A Much Needed Reminder


It was in my eighth week of clinical learning that I witnessed my first death. The inevitable day in my career in medicine arrived early. A moment that I hadn’t thought much about prior to it happening. I assumed that because I was a medical student I would be able to brush it aside.

The man was not 85 years old, or living a helpless life. He didn’t slip away easily in his sleep. He was middle aged, previously healthy, and due to be picked up by his family one hour after his code blue call was rung up.

It wasn’t until a tutorial later that day, about four hours later, that a sense of anger and sadness really set into me. I was quiet in the tute, and couldn’t wait to get home. I called my parents and best friend for a chat, to talk through what I had seen. I tried to reason with myself that like the rest of the people in the room I just had to get used to seeing situations like this – prolonged, violent, perhaps futile resuscitation attempts.

But, I realised that even though one day in the future I will be more accustomed to it, that does not detract from the scenario that I witnessed. Because one day I will likely be desensitised to a situation like this, does not mean that I am expected from the start of my clinical days to be able to handle it. When I told my friends who study medicine what had happened, they did not seem surprised or concerned. They almost played it down. I felt like it was expected of me, as a medical student to already be able to cope perfectly with a situation like this simply because I was studying medicine.

One year on and I am still not accustomed to seeing death regularly. I am still taken aback by it. But because of this, I have learnt a valuable lesson. Before this situation, I had never seen death – the consequence of poor health, the thing medical staff try desperately to prevent. Because of this, I fell into the trap of seeing patients as disease rather than people. When I waited in line for a coffee in the hospital foyer I did not think about the situation of the many people around me.

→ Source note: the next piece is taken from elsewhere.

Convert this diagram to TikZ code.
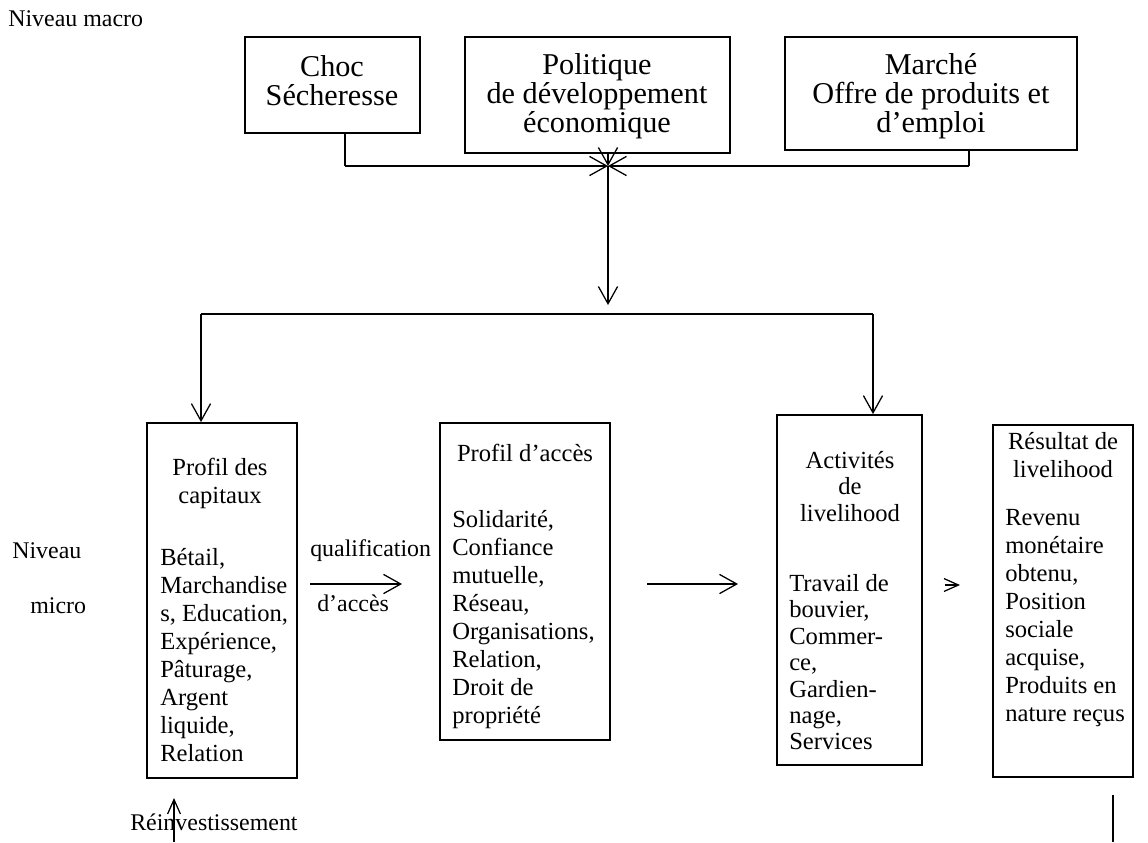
\documentclass[tikz,border=0pt]{standalone}
\usepackage{fontspec}
\setmainfont{Liberation Serif}
\usetikzlibrary{arrows.meta,positioning,fit}

\begin{document}
\begin{tikzpicture}[x=0.025cm,y=-0.025cm,
  box/.style={draw,line width=1.3pt,inner sep=0pt},
  edge/.style={-{Straight Barb[length=4.3mm,width=4.8mm]},line width=0.9pt},
  tinyedge/.style={-{Straight Barb[length=3.6mm,width=3.2mm]},line width=0.9pt},
  plain/.style={line width=0.9pt},
  big/.style={font=\fontsize{21.5}{20.6}\selectfont,align=center,inner sep=0pt},
  body/.style={font=\fontsize{17.5}{19.9}\selectfont,inner sep=0pt},
  lab/.style={font=\fontsize{17}{19.9}\selectfont,inner sep=0pt,anchor=base west}]
\useasboundingbox (0,0) rectangle (1148,842);
%levels
\node[lab] (macro) at (8,26) {Niveau macro};
\node[lab] (niv) at (12,558) {Niveau};
\node[lab] (mic) at (30,613) {micro};
%top boxes
\node[box,fit={(245,37) (420,133)}] (choc) {};
\node[box,fit={(465,37) (730,153)}] (pol) {};
\node[box,fit={(785,37) (1077,150)}] (mar) {};
\node[big] (choct) at (332,81) {Choc\\Sécheresse};
\node[big] (polt) at (597,96) {Politique\\de développement\\économique};
\node[big] (mart) at (931,96) {Marché\\Offre de produits et\\d’emploi};
%gathering the three influences
\coordinate (chocfoot) at (345,133); \coordinate (jl) at (345,166);
\coordinate (jc) at (608,166);
\coordinate (marfoot) at (969,150); \coordinate (jr) at (969,166);
\draw[plain] (chocfoot) -- (jl); \draw[edge] (jl) -- (jc);
\draw[plain] (marfoot) -- (jr); \draw[edge] (jr) -- (jc);
\draw[edge] (pol.south -| jc) -- (jc);
\coordinate (jdown) at (608,305);
\draw[edge] (jc) -- (jdown);
%split towards the micro level
\coordinate (bl) at (201,314); \coordinate (br) at (873,314);
\draw[plain] (bl) -- (br);
%bottom boxes
\node[box,fit={(147,423) (297,778)}] (cap) {};
\node[box,fit={(440,423) (610,740)}] (acc) {};
\node[box,fit={(777,415) (922,765)}] (act) {};
\node[box,fit={(993,425) (1133,777)}] (res) {};
\draw[edge] (bl) -- (bl |- cap.north);
\draw[edge] (br) -- (br |- act.north);
%box texts
\node[body,align=center,anchor=north] (capt) at (220,458) {Profil des\\capitaux};
\node[body,align=left,anchor=north west] (capb) at (160,548) {Bétail,\\Marchandise\\s, Education,\\Expérience,\\Pâturage,\\Argent\\liquide,\\Relation};
\node[body,align=center,anchor=north] (acct) at (525,444) {Profil d’accès};
\node[body,align=left,anchor=north west] (accb) at (452,510) {Solidarité,\\Confiance\\mutuelle,\\Réseau,\\Organisations,\\Relation,\\Droit de\\propriété};
\node[body,align=center,anchor=north,font=\fontsize{17.5}{18.8}\selectfont] (actt) at (850,451) {Activités\\de\\livelihood};
\node[body,align=left,anchor=north west,font=\fontsize{17.5}{18.8}\selectfont] (actb) at (789,574) {Travail de\\bouvier,\\Commer-\\ce,\\Gardien-\\nage,\\Services};
\node[body,align=center,anchor=north] (rest) at (1063,432) {Résultat de\\livelihood};
\node[body,align=left,anchor=north west] (resb) at (1005,509) {Revenu\\monétaire\\obtenu,\\Position\\sociale\\acquise,\\Produits en\\nature reçus};
%arrows between the boxes
\node[lab] (qual) at (310,556) {qualification};
\node[lab] (dacc) at (317,611) {d’accès};
\coordinate (q1) at (310,584); \coordinate (q2) at (402,584);
\draw[edge] (q1) -- (q2);
\coordinate (m1) at (647,584); \coordinate (m2) at (738,584);
\draw[edge] (m1) -- (m2);
\coordinate (s1) at (945,585); \coordinate (s2) at (960,585);
\draw[tinyedge] (s1) -- (s2);
%feedback
\node[lab] (reinv) at (130,830) {Réinvestissement};
\coordinate (r1) at (174,842); \coordinate (r2) at (174,798);
\draw[tinyedge] (r1) -- (r2);
\coordinate (e1) at (1113,795); \coordinate (e2) at (1113,842);
\draw[plain] (e1) -- (e2);
\end{tikzpicture}
\end{document}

Most people only enter hospitals when they are sick, or someone they love is sick. This is something that I had lost sight of. When I saw sick patients I felt sorry for them, but I had lost the idea that these patients were people. They were people who were extremely worried about their health, and they had family that was worried too. I gained a sense of perspective, and I hope that even though I may become accustomed to death in the future, that I do not lose this.